_GIVEN REQUEST_.
Print exactly the lines from the first one down to the line containing "const padRight = 14;", both ends included, with no pictures and nothing else.

_RECORDED DATA_.

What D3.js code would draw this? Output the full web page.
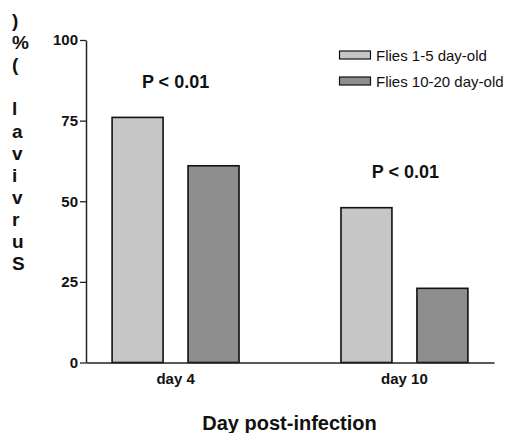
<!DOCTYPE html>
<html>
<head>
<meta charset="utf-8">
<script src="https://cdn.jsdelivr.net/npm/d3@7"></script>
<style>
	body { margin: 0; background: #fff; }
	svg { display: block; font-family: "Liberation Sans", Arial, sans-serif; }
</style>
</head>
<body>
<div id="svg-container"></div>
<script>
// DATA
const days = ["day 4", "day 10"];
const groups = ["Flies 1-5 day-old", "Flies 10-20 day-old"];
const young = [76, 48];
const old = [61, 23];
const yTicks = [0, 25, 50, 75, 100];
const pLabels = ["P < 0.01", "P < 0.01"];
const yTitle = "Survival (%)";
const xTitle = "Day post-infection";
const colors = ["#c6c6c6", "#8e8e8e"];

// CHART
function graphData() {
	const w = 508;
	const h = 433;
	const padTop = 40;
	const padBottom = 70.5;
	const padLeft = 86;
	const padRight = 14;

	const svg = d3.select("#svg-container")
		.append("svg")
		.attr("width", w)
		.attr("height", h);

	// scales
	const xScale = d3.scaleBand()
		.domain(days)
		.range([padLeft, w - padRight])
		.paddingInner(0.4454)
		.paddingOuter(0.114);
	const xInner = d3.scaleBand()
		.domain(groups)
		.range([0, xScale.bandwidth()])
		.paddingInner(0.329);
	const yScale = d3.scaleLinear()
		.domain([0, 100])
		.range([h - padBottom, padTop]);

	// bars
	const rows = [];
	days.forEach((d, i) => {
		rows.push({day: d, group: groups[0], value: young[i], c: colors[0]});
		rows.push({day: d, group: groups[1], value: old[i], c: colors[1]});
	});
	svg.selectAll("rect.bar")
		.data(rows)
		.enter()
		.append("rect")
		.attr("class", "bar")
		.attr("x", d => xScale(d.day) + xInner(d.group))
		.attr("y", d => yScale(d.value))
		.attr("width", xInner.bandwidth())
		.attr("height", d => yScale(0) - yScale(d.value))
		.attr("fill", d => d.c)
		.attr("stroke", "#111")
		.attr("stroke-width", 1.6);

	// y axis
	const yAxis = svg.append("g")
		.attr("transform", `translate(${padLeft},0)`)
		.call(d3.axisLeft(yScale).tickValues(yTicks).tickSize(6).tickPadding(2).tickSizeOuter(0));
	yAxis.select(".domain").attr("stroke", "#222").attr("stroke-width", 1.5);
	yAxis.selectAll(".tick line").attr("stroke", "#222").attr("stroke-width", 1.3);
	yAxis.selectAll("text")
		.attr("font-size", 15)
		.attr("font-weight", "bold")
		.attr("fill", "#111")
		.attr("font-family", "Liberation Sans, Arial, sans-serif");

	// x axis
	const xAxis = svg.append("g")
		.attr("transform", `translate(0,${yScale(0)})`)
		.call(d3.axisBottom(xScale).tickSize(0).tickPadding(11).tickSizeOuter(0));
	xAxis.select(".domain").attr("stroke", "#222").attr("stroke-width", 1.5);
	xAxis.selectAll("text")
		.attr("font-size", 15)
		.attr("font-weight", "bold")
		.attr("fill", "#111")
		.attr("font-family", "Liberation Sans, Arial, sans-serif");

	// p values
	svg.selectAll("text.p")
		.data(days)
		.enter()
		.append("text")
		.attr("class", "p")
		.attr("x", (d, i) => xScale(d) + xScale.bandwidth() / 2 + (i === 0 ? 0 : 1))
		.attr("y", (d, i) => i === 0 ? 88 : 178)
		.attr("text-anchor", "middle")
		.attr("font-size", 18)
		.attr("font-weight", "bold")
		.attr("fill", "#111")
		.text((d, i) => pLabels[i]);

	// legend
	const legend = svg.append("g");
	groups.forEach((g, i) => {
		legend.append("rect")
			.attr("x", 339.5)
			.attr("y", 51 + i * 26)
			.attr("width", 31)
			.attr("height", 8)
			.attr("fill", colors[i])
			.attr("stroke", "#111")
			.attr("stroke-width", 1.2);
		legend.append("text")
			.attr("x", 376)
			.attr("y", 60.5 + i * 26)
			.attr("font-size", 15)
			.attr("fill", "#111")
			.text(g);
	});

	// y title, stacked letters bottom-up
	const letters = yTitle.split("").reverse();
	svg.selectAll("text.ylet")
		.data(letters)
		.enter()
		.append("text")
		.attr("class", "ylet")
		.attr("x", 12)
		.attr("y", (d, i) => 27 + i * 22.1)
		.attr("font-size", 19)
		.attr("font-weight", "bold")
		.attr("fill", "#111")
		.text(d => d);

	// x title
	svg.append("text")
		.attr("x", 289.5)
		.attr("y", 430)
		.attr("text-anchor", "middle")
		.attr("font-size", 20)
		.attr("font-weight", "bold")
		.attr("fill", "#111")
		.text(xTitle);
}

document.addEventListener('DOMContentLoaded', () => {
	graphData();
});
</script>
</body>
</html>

_RESPONSE FOR THIS EXERCISE_.
What D3.js code would draw this? Output the full web page.
<!DOCTYPE html>
<html>
<head>
<meta charset="utf-8">
<script src="https://cdn.jsdelivr.net/npm/d3@7"></script>
<style>
	body { margin: 0; background: #fff; }
	svg { display: block; font-family: "Liberation Sans", Arial, sans-serif; }
</style>
</head>
<body>
<div id="svg-container"></div>
<script>
// DATA
const days = ["day 4", "day 10"];
const groups = ["Flies 1-5 day-old", "Flies 10-20 day-old"];
const young = [76, 48];
const old = [61, 23];
const yTicks = [0, 25, 50, 75, 100];
const pLabels = ["P < 0.01", "P < 0.01"];
const yTitle = "Survival (%)";
const xTitle = "Day post-infection";
const colors = ["#c6c6c6", "#8e8e8e"];

// CHART
function graphData() {
	const w = 508;
	const h = 433;
	const padTop = 40;
	const padBottom = 70.5;
	const padLeft = 86;
	const padRight = 14;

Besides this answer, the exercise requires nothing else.